-- BEGIN Record list --

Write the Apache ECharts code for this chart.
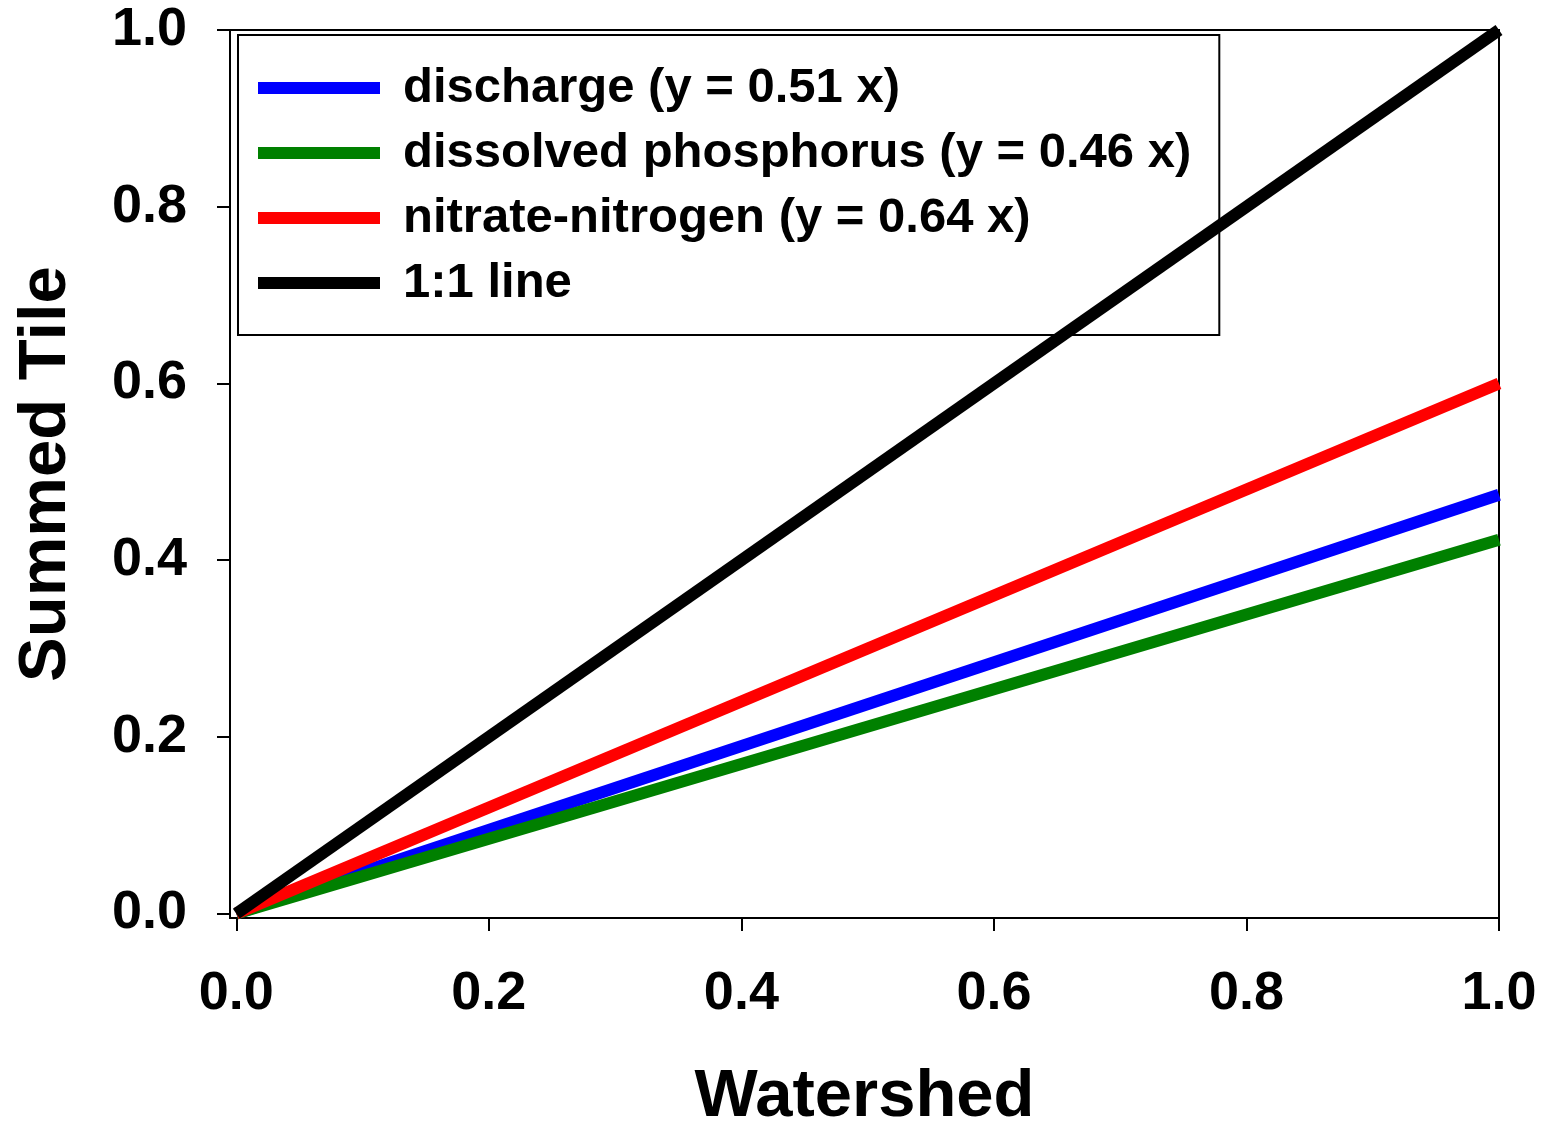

-- END Record list --
-- BEGIN Record list --

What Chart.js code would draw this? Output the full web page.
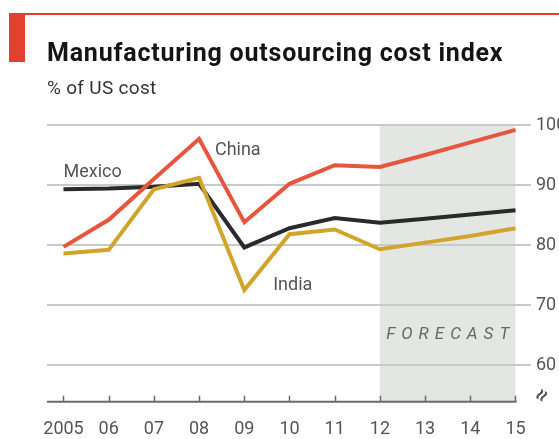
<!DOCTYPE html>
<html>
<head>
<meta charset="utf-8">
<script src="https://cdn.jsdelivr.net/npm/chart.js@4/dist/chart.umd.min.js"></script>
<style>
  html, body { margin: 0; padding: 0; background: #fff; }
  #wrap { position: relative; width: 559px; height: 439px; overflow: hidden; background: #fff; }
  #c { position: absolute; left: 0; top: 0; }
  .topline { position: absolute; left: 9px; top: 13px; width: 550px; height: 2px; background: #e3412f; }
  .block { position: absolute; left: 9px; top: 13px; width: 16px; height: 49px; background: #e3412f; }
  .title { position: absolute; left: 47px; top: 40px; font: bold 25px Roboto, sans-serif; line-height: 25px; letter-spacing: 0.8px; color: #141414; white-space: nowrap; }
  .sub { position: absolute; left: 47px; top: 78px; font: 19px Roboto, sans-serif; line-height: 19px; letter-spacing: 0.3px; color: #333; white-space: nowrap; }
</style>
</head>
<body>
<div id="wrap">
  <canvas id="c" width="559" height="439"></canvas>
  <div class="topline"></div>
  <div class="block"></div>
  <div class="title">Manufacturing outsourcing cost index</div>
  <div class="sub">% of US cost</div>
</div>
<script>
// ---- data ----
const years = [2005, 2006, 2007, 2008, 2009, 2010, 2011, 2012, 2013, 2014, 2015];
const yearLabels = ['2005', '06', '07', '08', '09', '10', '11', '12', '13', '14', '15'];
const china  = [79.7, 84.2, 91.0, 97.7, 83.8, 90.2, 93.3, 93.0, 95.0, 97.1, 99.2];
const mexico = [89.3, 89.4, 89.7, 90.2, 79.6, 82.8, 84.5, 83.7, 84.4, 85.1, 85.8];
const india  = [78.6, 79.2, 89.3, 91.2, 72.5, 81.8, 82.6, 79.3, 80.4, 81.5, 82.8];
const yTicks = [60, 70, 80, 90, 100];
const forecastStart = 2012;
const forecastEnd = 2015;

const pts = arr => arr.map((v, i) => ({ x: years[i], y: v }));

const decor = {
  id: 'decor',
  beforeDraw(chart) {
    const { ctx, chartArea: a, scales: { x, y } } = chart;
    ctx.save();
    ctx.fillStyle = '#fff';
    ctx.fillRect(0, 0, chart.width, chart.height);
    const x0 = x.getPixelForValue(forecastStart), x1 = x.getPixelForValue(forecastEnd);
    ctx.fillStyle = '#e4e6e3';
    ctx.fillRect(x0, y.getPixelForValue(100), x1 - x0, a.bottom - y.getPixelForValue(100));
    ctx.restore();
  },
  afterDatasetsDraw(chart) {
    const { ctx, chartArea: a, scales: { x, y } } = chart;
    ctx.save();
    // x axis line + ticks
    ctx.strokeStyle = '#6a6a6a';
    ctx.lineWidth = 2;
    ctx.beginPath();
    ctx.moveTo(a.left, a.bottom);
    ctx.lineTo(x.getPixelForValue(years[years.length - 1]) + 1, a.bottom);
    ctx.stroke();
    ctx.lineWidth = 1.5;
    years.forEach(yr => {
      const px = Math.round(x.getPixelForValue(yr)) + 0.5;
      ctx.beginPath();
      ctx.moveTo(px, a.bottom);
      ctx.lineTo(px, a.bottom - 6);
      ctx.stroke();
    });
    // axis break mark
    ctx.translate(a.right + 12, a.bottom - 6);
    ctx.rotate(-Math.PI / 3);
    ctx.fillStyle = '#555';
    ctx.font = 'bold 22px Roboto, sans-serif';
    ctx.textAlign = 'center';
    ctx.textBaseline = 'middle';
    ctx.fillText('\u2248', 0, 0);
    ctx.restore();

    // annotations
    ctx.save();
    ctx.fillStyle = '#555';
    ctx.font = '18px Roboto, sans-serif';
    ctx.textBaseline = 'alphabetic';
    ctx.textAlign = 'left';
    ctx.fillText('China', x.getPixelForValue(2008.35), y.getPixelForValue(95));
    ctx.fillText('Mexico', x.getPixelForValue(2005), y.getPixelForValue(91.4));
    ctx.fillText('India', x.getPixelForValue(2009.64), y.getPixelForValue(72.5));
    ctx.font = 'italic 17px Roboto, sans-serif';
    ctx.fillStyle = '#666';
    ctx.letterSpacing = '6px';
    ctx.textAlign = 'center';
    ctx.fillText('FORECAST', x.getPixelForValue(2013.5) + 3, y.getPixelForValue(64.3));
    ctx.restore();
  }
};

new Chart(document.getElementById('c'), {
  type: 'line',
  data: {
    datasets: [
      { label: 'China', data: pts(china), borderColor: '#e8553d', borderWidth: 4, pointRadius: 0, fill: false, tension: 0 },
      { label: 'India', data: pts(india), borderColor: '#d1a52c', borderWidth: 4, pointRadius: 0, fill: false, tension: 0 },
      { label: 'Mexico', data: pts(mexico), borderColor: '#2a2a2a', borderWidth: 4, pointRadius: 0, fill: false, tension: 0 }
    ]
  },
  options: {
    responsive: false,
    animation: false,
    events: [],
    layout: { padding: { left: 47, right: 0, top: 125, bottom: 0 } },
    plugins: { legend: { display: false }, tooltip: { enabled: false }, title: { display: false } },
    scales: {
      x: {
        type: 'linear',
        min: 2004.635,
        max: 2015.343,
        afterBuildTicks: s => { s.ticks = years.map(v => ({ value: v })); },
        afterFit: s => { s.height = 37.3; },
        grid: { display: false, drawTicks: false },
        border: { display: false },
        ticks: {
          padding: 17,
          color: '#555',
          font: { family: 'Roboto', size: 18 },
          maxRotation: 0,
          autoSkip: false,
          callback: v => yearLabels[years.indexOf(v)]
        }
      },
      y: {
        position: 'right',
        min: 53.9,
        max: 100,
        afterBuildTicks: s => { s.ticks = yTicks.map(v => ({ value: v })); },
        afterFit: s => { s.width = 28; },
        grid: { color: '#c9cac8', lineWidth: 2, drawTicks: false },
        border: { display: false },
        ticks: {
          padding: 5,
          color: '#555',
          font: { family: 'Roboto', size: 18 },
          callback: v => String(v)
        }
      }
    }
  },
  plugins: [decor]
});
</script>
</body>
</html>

-- END Record list --
-- BEGIN Record list --

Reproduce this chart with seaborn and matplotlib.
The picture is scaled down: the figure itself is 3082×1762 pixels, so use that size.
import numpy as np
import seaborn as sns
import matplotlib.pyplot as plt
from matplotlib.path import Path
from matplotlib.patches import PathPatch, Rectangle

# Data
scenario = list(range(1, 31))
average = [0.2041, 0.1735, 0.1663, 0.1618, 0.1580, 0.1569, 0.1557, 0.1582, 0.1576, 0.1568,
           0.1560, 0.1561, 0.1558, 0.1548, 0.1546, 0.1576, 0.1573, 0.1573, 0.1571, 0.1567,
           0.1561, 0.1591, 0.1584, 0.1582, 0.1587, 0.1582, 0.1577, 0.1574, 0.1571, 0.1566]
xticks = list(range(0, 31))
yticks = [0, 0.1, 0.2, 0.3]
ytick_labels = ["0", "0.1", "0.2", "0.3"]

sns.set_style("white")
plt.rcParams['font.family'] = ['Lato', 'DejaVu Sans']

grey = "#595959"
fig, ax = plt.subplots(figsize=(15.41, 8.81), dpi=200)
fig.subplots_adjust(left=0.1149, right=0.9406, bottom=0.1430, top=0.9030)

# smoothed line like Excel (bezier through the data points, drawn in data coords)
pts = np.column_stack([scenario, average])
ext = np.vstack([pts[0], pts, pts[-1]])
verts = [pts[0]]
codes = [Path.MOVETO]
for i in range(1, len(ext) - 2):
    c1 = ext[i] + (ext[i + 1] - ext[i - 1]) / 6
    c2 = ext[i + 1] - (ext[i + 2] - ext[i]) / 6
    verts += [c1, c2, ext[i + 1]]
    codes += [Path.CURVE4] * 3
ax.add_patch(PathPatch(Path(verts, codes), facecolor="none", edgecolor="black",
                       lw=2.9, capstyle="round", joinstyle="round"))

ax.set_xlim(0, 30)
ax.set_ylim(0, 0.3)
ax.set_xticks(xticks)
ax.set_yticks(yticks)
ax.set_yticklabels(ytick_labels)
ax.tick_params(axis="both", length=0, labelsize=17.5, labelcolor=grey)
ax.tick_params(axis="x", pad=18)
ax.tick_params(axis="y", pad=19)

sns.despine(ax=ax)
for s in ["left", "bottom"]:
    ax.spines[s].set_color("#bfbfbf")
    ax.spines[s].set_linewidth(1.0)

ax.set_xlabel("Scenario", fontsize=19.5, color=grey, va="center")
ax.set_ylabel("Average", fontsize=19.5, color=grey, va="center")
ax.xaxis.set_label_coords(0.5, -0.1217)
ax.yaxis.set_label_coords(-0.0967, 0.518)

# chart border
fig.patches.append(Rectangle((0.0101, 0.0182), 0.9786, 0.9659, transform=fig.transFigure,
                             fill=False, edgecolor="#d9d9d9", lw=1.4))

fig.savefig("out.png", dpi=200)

-- END Record list --

In the entries above, find lines with "matplotlib" and copy each.

Reproduce this chart with seaborn and matplotlib.
import matplotlib.pyplot as plt
from matplotlib.path import Path
from matplotlib.patches import PathPatch, Rectangle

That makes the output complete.